Expanding
its surveillance mechanism to catch market manipulators and
fraudsters early, watchdog Sebi has put in place a new
alert-generation system to detect possible wrongdoings by the traders
and their group entities with significant exposure to any particular
stock. This new system has been linked to recently implemented
mandatory disclosure of any holding of one per cent or more in a
single stock by a trading member, individually or through group
entities. All alert-generating systems, including this latest one,
are resulting into 50-100 alerts in a day, on an average, while their
numbers rise even further on certain days when markets see
significant movements or when some important policy developments or
market-moving incidents take place, sources said. However, the number
of cases where prima facie some violations are eventually found after
further inspections and investigations stand much lower, they added.
These alerts are analysed as and when they come on a round-the-clock
basis, including through automated systems, for further possible
inspections and eventually for necessary regulatory actions if some
wrongdoings are found. The official said that the new alert system
for brokers with significant exposure to stocks has been put in place
by the Integrated Surveillance Department (ISD) of the Securities and
Exchange Board of India (Sebi). The ISD also holds surveillance
meetings at regular intervals with the stock exchanges, clearing
corporations, as also with other market intermediaries as and when
required. Among others, the ISD receives information through media
scanning, Intelligence Bureau reports, online investor redressal
system SCORES, stock exchanges, suspicious transaction reports from
various entities, as also IMSS (Integrated Market Surveillance
System) and DWBIS (Data Warehousing and Business Intelligence System)

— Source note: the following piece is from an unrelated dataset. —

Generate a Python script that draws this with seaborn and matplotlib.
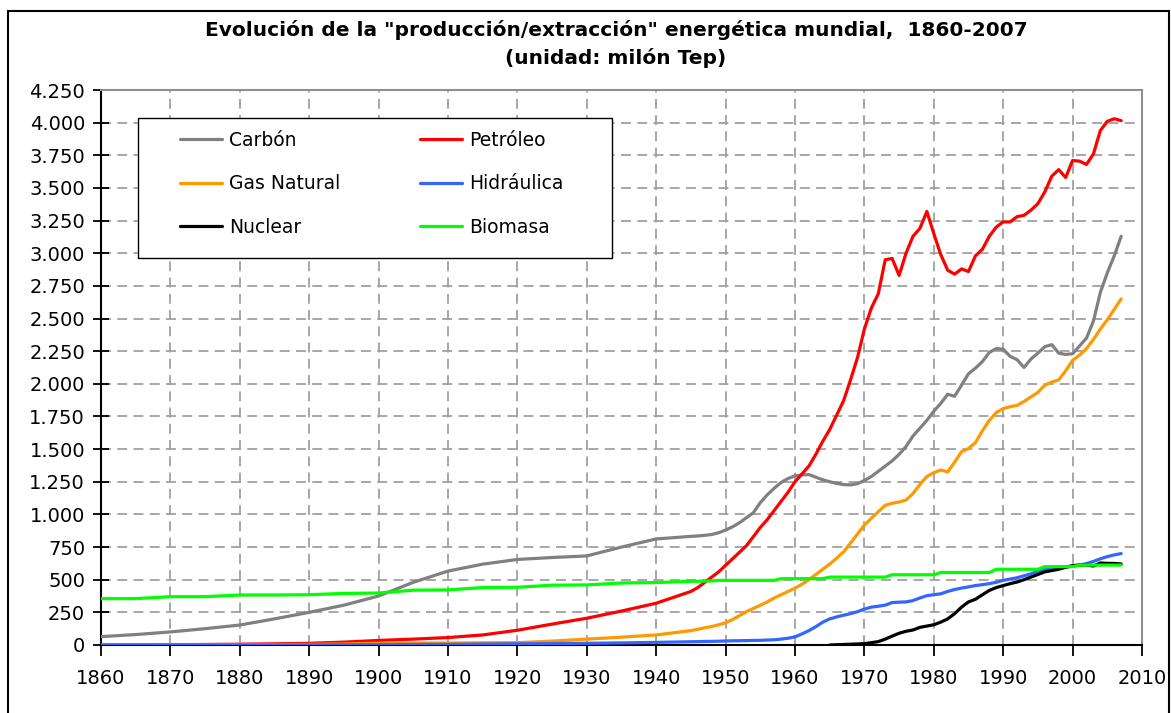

tools of the regulatory authority. Explaining the alert-generation
process, sources said that the information is aggregated across the
exchanges and analysed by dynamic system-based parameters and
pattern-recognising modules, which throw up alerts for first-level
processing. These first level alerts are further analysed by a
central processing team to filter out alerts for second-level
scrutiny. These alerts and the trading pattern in the related stocks
and of involved entities are then further taken up for a
comprehensive analysis by the stock exchanges and the ISD for
ascertaining any prima facie violations and for any immediate action.